Daniel Fishkin has the first part of a three-part series on the Daxophone in the Shop Blog for Popular Woodworking – a both novel looking and sounding musical instrument:
Hey! My name is Daniel, and this is the first of three posts about the daxophone, a very special and strange musical instrument that not many people know about outside communities of experimental music. The daxophone is a thin hardwood strip, which when set into vibration by a bow, can sound like the human voice, a violin, or a frisky woodland mammal. The daxophone is a rather new musical instrument, invented in 1987 by German font designer and musician Hans Reichel. There is no specific or “classical” way to make it—its form could vary widely between different luthiers. I have been building daxophones since 2005, and in this guide I will detail some things I’ve learned along the way. This will not be a how-to-do guide, but rather, how-I-do. Creative tinkerers can easily build their own daxophone with a little effort. I hope that you, dear reader of Popular Woodworking, will be inspired, and give it a try.
But since this is a musical instrument, let’s start off with a video, so you can hear how it sounds, and see how it is played.

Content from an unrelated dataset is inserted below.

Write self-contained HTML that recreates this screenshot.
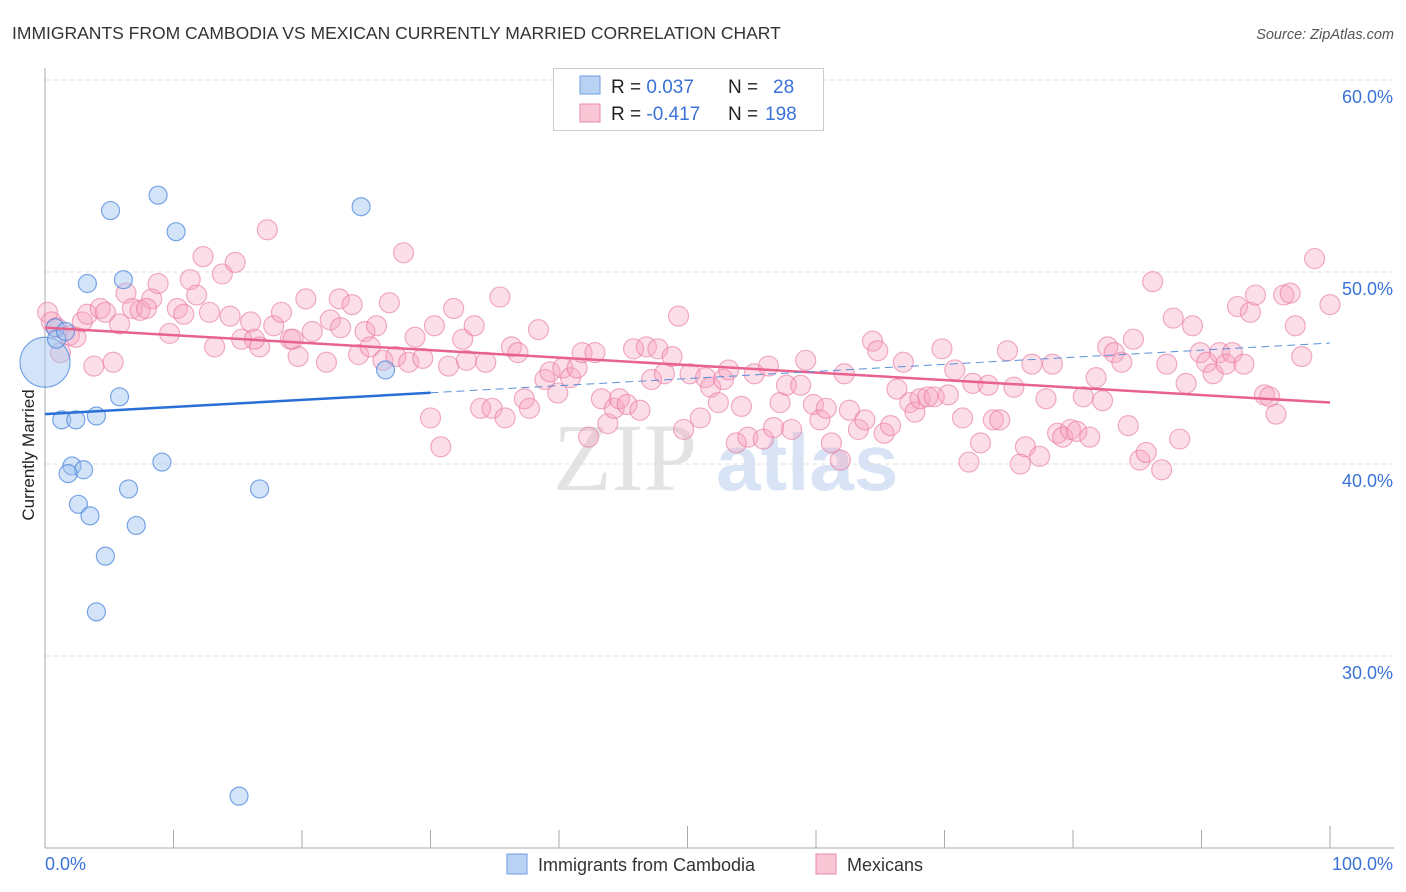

I dig this pro-tip for using clear plexi for tracing the dax tongues on wood, because the clear allows you to see the grain of the wood and layout the position of the tongue for optimal grain aesthetics:
Here’s a slew of daxophone tongue templates. I use these for tracing patterns onto daxophone blanks, before approaching the scroll saw. The great thing about the clear plexiglass is that you can see the grain. I sometimes move these around to change the shape while tracing, if I’m trying to include a particularly interesting pattern.